Gradually, almost imperceptibly, the New Yorker was hypnotizing the crowd. He had the Conch, and he was not to release it. The side discussions broke up, and now everyone was listening to the mobile tactician. Some began asking concerned questions: "What happens when the cops catch us while we're running?"

"The Man won't catch us; he's fat. He eats too much starch. All day long, he eats starch, and then finds out he can't keep up with a hippie. He takes a good long look at himself in the mirror, and realizes that he can't keep up with a hippie."

"Which way do we scatter when they come?"

"We can't worry about specifies now. We first have to decide if this is the way we're gonna handle The Man."

The New Yorker began to relate tales from the Lower East Side, where mobile tactics had been used effectively.
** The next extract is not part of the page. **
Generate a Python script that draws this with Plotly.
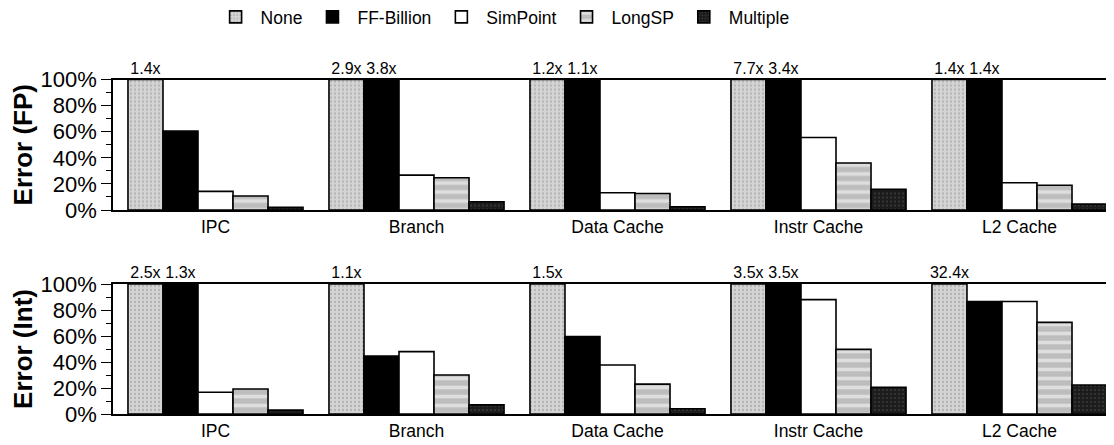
import plotly.graph_objects as go
from plotly.subplots import make_subplots

categories = ["IPC", "Branch", "Data Cache", "Instr Cache", "L2 Cache"]
series_names = ["None", "FF-Billion", "SimPoint", "LongSP", "Multiple"]

# Error in percent; values above 100 are shown clipped with an "Nx" label
fp_none = [140, 290, 120, 770, 140]
fp_ff = [60.5, 380, 110, 340, 140]
fp_simpoint = [14.3, 26.7, 13.2, 55.5, 20.9]
fp_longsp = [10.7, 24.7, 12.7, 36.0, 19.0]
fp_multiple = [2.0, 6.3, 2.5, 15.8, 4.5]

int_none = [250, 110, 150, 350, 3240]
int_ff = [130, 44.6, 59.5, 350, 86.5]
int_simpoint = [16.7, 48.0, 37.7, 88.0, 86.5]
int_longsp = [19.2, 30.0, 23.0, 49.7, 70.5]
int_multiple = [3.0, 7.0, 4.0, 20.5, 22.3]

y_ticks = [0, 20, 40, 60, 80, 100]
y_ticktext = [f"{t}%" for t in y_ticks]

styles = {
    "None": dict(color="#d4d4d4", pattern=dict(shape=".", fgcolor="#8f8f8f", bgcolor="#d4d4d4", size=4, solidity=0.25)),
    "FF-Billion": dict(color="#000000"),
    "SimPoint": dict(color="#ffffff"),
    "LongSP": dict(color="#bdbdbd", pattern=dict(shape="-", fgcolor="#ffffff", bgcolor="#bdbdbd", size=9, solidity=0.4)),
    "Multiple": dict(color="#1c1c1c", pattern=dict(shape=".", fgcolor="#5a5a5a", bgcolor="#1c1c1c", size=4, solidity=0.2)),
}

FONT = "Liberation Sans, Arial, Helvetica, sans-serif"

fig = make_subplots(rows=2, cols=1)

panels = [
    (1, [fp_none, fp_ff, fp_simpoint, fp_longsp, fp_multiple]),
    (2, [int_none, int_ff, int_simpoint, int_longsp, int_multiple]),
]

for row, series in panels:
    for name, vals in zip(series_names, series):
        st = styles[name]
        marker = dict(color=st["color"], line=dict(color="black", width=1.6))
        if "pattern" in st:
            marker["pattern"] = st["pattern"]
        fig.add_trace(
            go.Bar(
                x=categories,
                y=[min(v, 100) for v in vals],
                name=name,
                marker=marker,
                text=[f"{v / 100:.1f}x" if v > 100 else "" for v in vals],
                textposition="outside",
                cliponaxis=False,
                constraintext="none",
                textfont=dict(size=16, color="black", family=FONT),
                showlegend=(row == 1),
                legendgroup=name,
            ),
            row=row, col=1,
        )

axis_common_x = dict(
    type="category", range=[-0.51, 4.51], showline=True, mirror=True,
    linecolor="black", linewidth=1.6, ticks="", showgrid=False,
    tickfont=dict(size=17.5, color="black", family=FONT),
)
axis_common_y = dict(
    range=[0, 100], tickmode="array", tickvals=y_ticks, ticktext=y_ticktext,
    showline=True, linecolor="black", linewidth=1.6, ticks="outside", ticklen=10,
    tickwidth=1.4, tickcolor="black", showgrid=False, zeroline=False,
    minor=dict(dtick=10, ticks="outside", ticklen=5, tickcolor="black", tickwidth=1.2),
    tickfont=dict(size=22, color="black", family=FONT),
)

fig.update_xaxes(**axis_common_x)
fig.update_yaxes(**axis_common_y)

H = 445
OFF = 8  # page body margin offset
fig.update_layout(
    width=1114, height=H,
    margin=dict(l=113 - OFF, r=0, t=0, b=0, autoexpand=False),
    paper_bgcolor="white", plot_bgcolor="white",
    barmode="group", bargap=0.129, bargroupgap=0,
    font=dict(family=FONT, color="black"),
    xaxis=dict(domain=[0, 1]),
    xaxis2=dict(domain=[0, 1]),
    yaxis=dict(domain=[(H - (210 - OFF)) / H, (H - (79.5 - OFF)) / H],
               title=dict(text="<b>Error (FP)</b>", font=dict(size=26), standoff=2)),
    yaxis2=dict(domain=[(H - (414 - OFF)) / H, (H - (284 - OFF)) / H],
                title=dict(text="<b>Error (Int)</b>", font=dict(size=26), standoff=2)),
    legend=dict(
        orientation="h", xref="container", yref="container",
        x=0.444, y=1 - (17 - OFF) / H, xanchor="center", yanchor="middle",
        font=dict(size=17.5, color="black", family=FONT),
        itemwidth=40,
    ),
)

fig.write_html("out.html")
If the cops caught up with someone on a side street, he said, everyone nearby would converge screaming on that cop," and he'd let our boy go, let me tell you."

The circle, which 20 minutes earlier had been thinking primarily about peaceful protest, was now talking about military strategy for the policeman-enemy. There was still opposition, of course. One bearded man, Leonard Wolfe, who had supported the march to the jail, argued in a half-whisper with Mark Dyen, of Harvard SDS, who supported mobile tactics.

Dyen, who has short hair and dresses straight, looks like a political organizer, and distinctly unlike a hippie. Most of the real hippies, it seemed, were not even sitting in that circle--they were 50 yards away, just singing and playing the guitar. You could tell that they would go home peacefully when the cops came. They weren't into this thing of fighting cops.

But in the circle, mobile tactics was winning the day. Only once did it appear that the tail New Yorker's authority would be questioned--when a black man of the fringe of the circle called out "Where are you from?"